Physical & Emotional Abuse Support Group
Abuse is a general term for the treatment of someone that causes some kind of harm (to the abused person, to the abusers themselves, or to someone else) that is unlawful or wrongful. No one deserves abuse, period. Abuse can be emotional, physical, or sexual.
Do your kids act out ofcontrol in social settings?

deleted_user
Our abuser has been out of the picture for almost over a year now. Yay! Yet we still feel his touch. My kids do not display proper manners in social settings even though I have taught them. They get comfy and act out all over the place it has alienated some of my close friends that do not understand what we've been through. The most difficult thing is that my new boyfriend a very kind and loving person, was abused by a stepfather and when they do crazy stuff that they learned from a**hole without thinking. It triggers bad emotions and for now I have to exclude them from our plans. I understand it, but it hurts too, and I know heis still healing too. I am just sick of hearing my kids need more dicipline . I already know they do! Proper dicipline which contrary to popular belief is: LOving Guidance not grounding them all the time. I just mostly need to know Is ther anyone else experiening this dilemma?

deleted_user
You are probably not going to like what I say, but...do I understand you right that you exclude your kids from plans with you and your boyfriend? I understand that you need companinship.
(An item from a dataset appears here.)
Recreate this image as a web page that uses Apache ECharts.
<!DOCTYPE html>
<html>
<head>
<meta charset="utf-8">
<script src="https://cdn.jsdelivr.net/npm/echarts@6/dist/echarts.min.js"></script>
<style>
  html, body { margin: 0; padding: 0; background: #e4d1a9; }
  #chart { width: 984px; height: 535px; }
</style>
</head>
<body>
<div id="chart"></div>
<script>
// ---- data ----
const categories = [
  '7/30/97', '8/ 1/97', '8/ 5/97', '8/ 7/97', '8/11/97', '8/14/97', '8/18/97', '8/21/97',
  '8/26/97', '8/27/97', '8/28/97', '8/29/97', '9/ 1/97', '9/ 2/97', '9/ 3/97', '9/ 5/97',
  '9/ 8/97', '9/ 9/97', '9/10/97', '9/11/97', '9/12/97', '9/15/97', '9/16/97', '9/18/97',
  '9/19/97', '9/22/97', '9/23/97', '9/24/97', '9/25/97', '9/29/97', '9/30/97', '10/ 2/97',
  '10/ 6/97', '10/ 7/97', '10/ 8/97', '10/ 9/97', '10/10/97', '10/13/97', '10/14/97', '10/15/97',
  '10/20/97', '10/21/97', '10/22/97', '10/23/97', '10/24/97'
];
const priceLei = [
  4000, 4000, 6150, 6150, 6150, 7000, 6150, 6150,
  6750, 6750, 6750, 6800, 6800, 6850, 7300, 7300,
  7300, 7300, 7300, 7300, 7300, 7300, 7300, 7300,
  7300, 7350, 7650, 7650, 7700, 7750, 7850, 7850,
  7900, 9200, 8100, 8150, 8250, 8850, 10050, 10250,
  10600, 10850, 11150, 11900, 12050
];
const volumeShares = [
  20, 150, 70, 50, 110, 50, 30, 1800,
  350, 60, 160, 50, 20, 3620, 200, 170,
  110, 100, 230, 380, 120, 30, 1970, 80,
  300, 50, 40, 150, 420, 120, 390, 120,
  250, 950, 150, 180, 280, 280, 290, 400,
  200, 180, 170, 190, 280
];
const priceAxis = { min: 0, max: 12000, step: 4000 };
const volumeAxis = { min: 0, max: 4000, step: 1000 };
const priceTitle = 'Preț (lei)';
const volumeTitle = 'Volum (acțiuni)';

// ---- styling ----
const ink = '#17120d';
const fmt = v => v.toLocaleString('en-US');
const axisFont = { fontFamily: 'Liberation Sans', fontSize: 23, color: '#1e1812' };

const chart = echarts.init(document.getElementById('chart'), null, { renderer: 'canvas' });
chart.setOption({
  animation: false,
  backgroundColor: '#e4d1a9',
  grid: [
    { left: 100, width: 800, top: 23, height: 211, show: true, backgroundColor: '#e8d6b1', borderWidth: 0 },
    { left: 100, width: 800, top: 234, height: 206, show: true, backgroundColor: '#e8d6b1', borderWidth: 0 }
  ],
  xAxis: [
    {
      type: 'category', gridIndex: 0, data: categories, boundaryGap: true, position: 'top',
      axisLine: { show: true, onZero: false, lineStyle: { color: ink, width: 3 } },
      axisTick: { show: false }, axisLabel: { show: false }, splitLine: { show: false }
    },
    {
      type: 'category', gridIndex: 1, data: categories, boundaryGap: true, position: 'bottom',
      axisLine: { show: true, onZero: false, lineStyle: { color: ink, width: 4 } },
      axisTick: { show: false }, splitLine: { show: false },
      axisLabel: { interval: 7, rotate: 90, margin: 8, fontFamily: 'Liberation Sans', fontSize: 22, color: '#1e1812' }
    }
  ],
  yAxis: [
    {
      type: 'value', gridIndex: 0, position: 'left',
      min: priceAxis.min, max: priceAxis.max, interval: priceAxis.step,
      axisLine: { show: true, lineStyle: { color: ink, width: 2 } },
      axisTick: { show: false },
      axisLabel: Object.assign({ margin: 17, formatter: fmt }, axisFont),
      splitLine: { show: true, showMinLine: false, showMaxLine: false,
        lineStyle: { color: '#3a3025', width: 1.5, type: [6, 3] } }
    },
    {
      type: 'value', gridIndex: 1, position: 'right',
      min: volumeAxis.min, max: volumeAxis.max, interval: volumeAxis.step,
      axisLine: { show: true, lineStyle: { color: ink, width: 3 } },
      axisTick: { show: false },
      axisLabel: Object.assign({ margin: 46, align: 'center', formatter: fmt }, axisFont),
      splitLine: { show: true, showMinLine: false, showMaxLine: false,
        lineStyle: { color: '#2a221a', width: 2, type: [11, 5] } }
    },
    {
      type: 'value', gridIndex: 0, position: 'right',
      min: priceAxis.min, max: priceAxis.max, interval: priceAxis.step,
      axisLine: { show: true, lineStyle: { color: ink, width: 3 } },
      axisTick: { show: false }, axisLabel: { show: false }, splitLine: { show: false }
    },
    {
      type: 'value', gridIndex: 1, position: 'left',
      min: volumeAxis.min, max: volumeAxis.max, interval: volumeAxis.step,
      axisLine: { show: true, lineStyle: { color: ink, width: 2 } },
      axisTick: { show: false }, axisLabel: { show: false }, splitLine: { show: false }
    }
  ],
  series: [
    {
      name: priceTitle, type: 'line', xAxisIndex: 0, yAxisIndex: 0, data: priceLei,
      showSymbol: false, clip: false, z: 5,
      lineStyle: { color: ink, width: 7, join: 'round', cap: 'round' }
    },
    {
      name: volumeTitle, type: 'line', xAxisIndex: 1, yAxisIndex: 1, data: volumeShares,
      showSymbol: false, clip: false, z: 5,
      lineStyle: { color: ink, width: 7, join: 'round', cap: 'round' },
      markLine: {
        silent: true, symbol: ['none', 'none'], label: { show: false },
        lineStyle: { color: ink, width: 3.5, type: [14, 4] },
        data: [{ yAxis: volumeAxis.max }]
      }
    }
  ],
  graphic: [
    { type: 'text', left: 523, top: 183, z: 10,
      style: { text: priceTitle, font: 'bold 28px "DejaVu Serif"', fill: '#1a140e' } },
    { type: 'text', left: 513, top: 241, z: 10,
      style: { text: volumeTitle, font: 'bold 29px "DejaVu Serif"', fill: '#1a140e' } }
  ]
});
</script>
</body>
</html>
But, kids will take much more time to get over things, give them your undivided attention, dont exclude them..perhaps get counseling on how to help them cope, or go to family counseling.

deleted_user
hi , i guess i should have clarfied... The boys are in counsling I am trying to find a group or terapist i'm comfy with. If the kids are not included it's because I(we) need grown up time. The main thing I want to know is : Do other peoples kids just act mean or crazy for no reason,thus alienating themselves from good relationships? I suppose it is a deffense mechanizim, but man, sometimes, yikes! My boyfriend is understanding and very patient yet he also had to draw the line at the disrespect and abusive attitudes they were displaying in his house. That all said we realized the kids just are going to need alot more time to adjust to me dating again. And we need to plan ahead more for our time. I just need some empathy and understanding on the situation please.-trgrl99

deleted_user
I think ,so long as you are not out with the guy all the time ,it is best to keep him and the kids separate for now ,you are doing the right thing .I hate how people feel the kids have to get used to new boyfriends and force the kids to be around the guys .Some even make the kids call the new guy Dad ext .it is so unfair ,you dont know if the relationship will last and then if it doesnt they have to adjust all over again.. The kids need time with you and lets face it ,boyfriends need attention and so you have less for the kids .In time when they are more settled this can change .Other people do have the same problems as you they just dont like to admit it ...keep up the caring and you will get there .yes kids need discipline but that is not the answer for every thing .I hate how people point fingers and say "that kid needs a good belting " but those same people would be horrified if you actually did what they said. They it would be "OMG did you see that bitch beat up her kid" lol do the best you can and give it time ...

deleted_user
Hey there. I am a kid who used to act out against my parents because of what happened to me, althought I do dare to say they are a lot less understanding then you seem to be. Nothing calmed me down, just dont ground them or any of that nonsense, it never works. Use positive and negative reinforcement or whatever, Im still new to psychology. I hope this advice helps u; just give positive reactions when they behave and negative ones when they dont. Eventually they will snap out of it, dnot worry.